OBJECTIVE: Write out exactly the lines from the line with "Write the D3.js code for this chart." through the line with "95.5, bottom: 395.5", both ends included, and no other line.

PROVIDED MATERIAL:
[Begin]

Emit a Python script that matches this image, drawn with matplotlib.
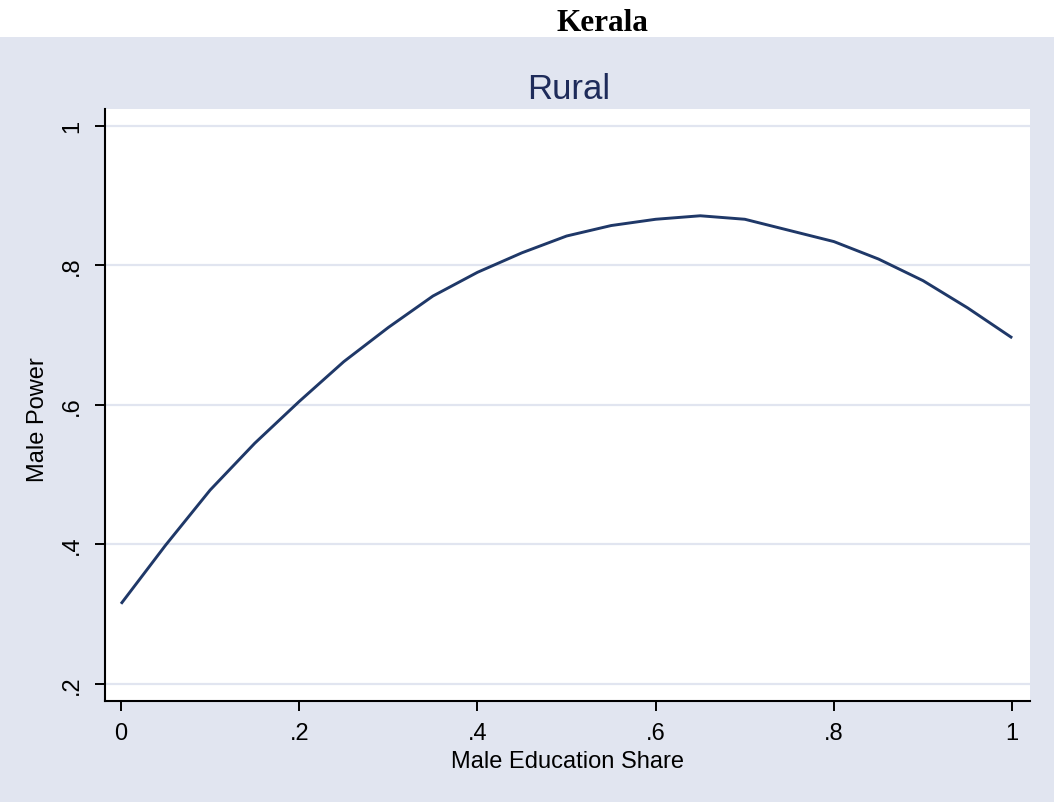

[End]
[Begin]

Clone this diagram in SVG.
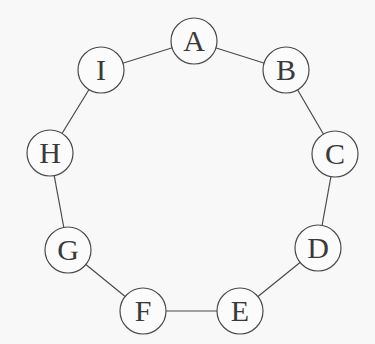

[End]
[Begin]

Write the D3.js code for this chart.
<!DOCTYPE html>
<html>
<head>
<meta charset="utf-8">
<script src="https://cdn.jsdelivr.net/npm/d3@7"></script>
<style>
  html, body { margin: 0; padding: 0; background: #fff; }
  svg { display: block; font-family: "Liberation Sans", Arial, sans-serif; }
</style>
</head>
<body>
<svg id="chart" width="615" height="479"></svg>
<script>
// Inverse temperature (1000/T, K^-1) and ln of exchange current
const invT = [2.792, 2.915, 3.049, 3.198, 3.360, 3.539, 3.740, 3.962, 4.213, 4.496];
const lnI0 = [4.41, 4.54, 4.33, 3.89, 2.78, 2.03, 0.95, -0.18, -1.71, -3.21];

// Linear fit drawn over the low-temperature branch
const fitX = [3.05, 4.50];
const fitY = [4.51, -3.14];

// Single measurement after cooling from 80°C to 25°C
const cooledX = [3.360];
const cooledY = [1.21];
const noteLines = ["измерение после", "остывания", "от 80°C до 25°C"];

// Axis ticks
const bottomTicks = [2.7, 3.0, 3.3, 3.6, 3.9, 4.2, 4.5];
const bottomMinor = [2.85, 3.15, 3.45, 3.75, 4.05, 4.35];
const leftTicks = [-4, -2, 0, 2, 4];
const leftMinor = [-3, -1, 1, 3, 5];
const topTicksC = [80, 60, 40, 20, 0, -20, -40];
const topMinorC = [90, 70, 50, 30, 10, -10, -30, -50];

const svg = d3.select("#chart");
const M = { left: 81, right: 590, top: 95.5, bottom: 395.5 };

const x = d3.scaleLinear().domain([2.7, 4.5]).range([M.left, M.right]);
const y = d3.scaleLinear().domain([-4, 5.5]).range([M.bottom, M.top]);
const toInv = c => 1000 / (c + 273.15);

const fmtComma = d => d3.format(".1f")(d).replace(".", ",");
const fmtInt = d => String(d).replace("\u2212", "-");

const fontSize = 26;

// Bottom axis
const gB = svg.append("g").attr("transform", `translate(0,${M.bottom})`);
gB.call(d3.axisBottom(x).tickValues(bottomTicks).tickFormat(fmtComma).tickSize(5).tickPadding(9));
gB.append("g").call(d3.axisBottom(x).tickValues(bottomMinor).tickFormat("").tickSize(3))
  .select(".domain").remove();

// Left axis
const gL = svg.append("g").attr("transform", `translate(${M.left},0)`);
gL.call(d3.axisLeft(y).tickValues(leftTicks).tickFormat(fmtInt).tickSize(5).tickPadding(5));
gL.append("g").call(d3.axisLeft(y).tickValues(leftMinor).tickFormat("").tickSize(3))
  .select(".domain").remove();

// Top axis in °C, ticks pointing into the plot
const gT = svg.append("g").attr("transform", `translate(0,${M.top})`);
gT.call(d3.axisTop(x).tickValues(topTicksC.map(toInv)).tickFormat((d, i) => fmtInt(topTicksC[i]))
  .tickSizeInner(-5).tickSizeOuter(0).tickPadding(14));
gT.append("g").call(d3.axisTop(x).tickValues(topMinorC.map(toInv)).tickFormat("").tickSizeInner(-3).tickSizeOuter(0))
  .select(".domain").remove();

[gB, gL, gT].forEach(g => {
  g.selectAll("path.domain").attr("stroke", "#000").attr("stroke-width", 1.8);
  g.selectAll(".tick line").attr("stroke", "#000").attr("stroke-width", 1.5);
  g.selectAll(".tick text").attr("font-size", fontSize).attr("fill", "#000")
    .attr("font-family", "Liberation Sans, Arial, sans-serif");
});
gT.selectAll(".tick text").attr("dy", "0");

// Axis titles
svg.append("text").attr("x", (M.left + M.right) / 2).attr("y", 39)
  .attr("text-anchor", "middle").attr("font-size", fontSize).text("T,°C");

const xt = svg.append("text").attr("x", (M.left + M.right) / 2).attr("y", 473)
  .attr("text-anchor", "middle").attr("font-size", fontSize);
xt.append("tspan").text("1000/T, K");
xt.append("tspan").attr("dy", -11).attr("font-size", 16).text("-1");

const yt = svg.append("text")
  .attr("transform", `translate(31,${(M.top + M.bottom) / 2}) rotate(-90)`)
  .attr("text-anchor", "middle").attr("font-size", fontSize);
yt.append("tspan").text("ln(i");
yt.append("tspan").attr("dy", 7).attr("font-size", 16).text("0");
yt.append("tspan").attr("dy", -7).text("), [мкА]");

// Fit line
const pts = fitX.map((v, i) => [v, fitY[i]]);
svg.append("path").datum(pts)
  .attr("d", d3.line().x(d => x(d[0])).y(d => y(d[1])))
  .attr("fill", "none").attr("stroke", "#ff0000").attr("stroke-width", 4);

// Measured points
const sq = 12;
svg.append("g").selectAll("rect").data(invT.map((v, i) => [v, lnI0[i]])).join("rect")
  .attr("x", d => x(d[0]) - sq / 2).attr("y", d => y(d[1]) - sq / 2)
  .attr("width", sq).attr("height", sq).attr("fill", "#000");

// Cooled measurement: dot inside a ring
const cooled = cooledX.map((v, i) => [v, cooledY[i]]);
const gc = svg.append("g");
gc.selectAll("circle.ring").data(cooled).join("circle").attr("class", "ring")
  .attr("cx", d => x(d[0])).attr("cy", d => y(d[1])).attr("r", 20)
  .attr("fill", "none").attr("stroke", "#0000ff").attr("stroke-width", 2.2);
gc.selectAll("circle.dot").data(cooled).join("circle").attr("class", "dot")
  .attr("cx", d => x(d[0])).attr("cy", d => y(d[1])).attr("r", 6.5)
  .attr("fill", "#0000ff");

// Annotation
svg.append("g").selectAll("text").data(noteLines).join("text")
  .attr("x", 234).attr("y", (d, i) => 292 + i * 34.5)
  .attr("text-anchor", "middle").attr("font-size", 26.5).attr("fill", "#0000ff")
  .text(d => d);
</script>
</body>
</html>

[End]

EXERCISE RESULT:
Write the D3.js code for this chart.
<!DOCTYPE html>
<html>
<head>
<meta charset="utf-8">
<script src="https://cdn.jsdelivr.net/npm/d3@7"></script>
<style>
  html, body { margin: 0; padding: 0; background: #fff; }
  svg { display: block; font-family: "Liberation Sans", Arial, sans-serif; }
</style>
</head>
<body>
<svg id="chart" width="615" height="479"></svg>
<script>
// Inverse temperature (1000/T, K^-1) and ln of exchange current
const invT = [2.792, 2.915, 3.049, 3.198, 3.360, 3.539, 3.740, 3.962, 4.213, 4.496];
const lnI0 = [4.41, 4.54, 4.33, 3.89, 2.78, 2.03, 0.95, -0.18, -1.71, -3.21];

// Linear fit drawn over the low-temperature branch
const fitX = [3.05, 4.50];
const fitY = [4.51, -3.14];

// Single measurement after cooling from 80°C to 25°C
const cooledX = [3.360];
const cooledY = [1.21];
const noteLines = ["измерение после", "остывания", "от 80°C до 25°C"];

// Axis ticks
const bottomTicks = [2.7, 3.0, 3.3, 3.6, 3.9, 4.2, 4.5];
const bottomMinor = [2.85, 3.15, 3.45, 3.75, 4.05, 4.35];
const leftTicks = [-4, -2, 0, 2, 4];
const leftMinor = [-3, -1, 1, 3, 5];
const topTicksC = [80, 60, 40, 20, 0, -20, -40];
const topMinorC = [90, 70, 50, 30, 10, -10, -30, -50];

const svg = d3.select("#chart");
const M = { left: 81, right: 590, top: 95.5, bottom: 395.5 };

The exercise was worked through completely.